I encountered this when I made a pointer array of 13 items, then trying to set the 14th item. Changing the array to 14 items solved the problem. Hope this helps some people ^_^
One relatively common source of "Stack around the variable 'x' was corrupted" problem is wrong casting. It is sometimes hard to spot. Here is an example of a function where such problem occurs and the fix. In the function assignValue I want to assign some value to a variable. The variable is located at the memory address passed as argument to the function:
using namespace std;
template<typename T>
void assignValue(uint64_t address, T value)
{
int8_t* begin_object = reinterpret_cast<int8_t*>(std::addressof(value));
// wrongly casted to (int*), produces the error (sizeof(int) == 4)
//std::copy(begin_object, begin_object + sizeof(T), (int*)address);
// correct cast to (int8_t*), assignment byte by byte, (sizeof(int8_t) == 1)
std::copy(begin_object, begin_object + sizeof(T), (int8_t*)address);
}
int main()
{
int x = 1;
int x2 = 22;
assignValue<int>((uint64_t)&x, x2);
assert(x == x2);
}
I have a very simple C++ code here:
char *s = new char[100];
strcpy(s, "HELLO");
delete [] s;
int n = strlen(s);
If I run this code from Visual C++ 2008 by pressing F5 (Start Debugging,) this always result in crash (Access Violation.) However, starting this executable outside the IDE, or using the IDE's Ctrl+F5 (Start without Debugging) doesn't result in any crash. What could be the difference?
I also want to know if it's possible to stably reproduce the Access Violation crash caused from accessing deleted area? Is this kind of crash rare in real-life?
Accessing memory through a deleted pointer is undefined behavior. You can't expect any reliable/repeatable behavior.
Most likely it "works" in the one case because the string is still "sitting there" in the now available memory -= but you cannot rely on that. VS fills memory with debug values to help force crashes to help find these errors.
The difference is that a debugger, and debug libraries, and code built in "debug" mode, likes to break stuff that should break. Your code should break (because it accesses memory it no longer technically owns), so it breaks easier when compiled for debugging and run in the debugger.
In real life, you don't generally get such unsubtle notice. All that stuff that makes things break when they should in the debugger...that stuff's expensive. So it's not checked as strictly in release. You might be able 99 times out of 100 to get away with freeing some memory and accessing it right after, cause the runtime libs don't always hand the memory back to the OS right away. But that 100th time, either the memory's gone, or another thread owns it now and you're getting the length of a string that's no longer a string, but a 252462649-byte array of crap that runs headlong into unallocated (and thus non-existent, as far as you or the runtime should care) memory. And there's next to nothing to tell you what just happened.
So don't do that. Once you've deleted something, consider it dead and gone. Or you'll be wasting half your life tracking down heisenbugs.
Dereferencing a pointer after delete is undefined behavior - anything can happen, including but not limited to:
data corruption
access violation
no visible effects
exact results will depend on multiple factors most of which are out of your control. You'll be much better off not triggering undefined behavior in the first place.

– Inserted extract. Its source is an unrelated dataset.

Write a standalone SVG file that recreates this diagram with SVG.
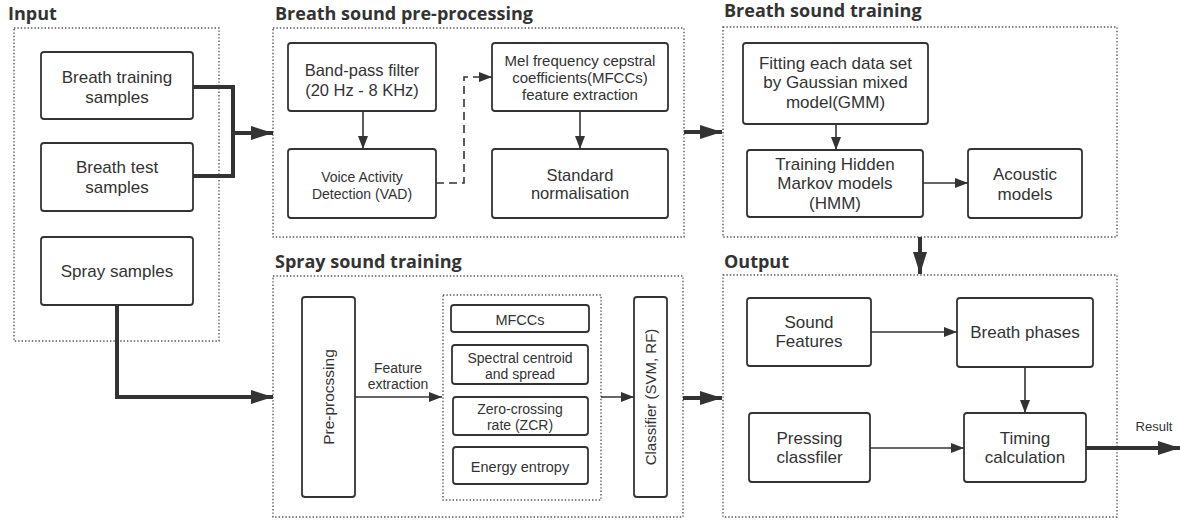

Usually, there is no difference in allocated and freed memory from a process perspective. E.g the process only has one large memory map that grows on demand.
Access violation is caused by reading/writing memory that is not available, ususally not paged in to the process. Various run-time memory debugging utilities uses the paging mechanism to track invalid memory accesses without the severe run time penalty that software memory checking would have.
Anyway your example proves only that an error is sometimes detected when running the program in one environment, but not detected in another environment, but it is still an error and the behaviour of the code above is undefined.
The executable with debug symbols is able to detect some cases of access violations. The code to detect this is contained in the executable, but will not be triggered by default.
Here you'll find an explanation of how you can control behaviour outside of a debugger: http://msdn.microsoft.com/en-us/library/w500y392%28v=VS.80%29.aspx
I also want to know if it's possible
to stably reproduce the Access
Violation crash caused from accessing
deleted area?
Instead of plain delete you could consider using an inline function that also sets the value of the deleted pointer to 0/NULL. This will typically crash if you reference it. However, it won't complain if you delete it a second time.
Is this kind of crash rare in
real-life?
No, this kind of crash is probably behind the majority of the crashes you and I see in software.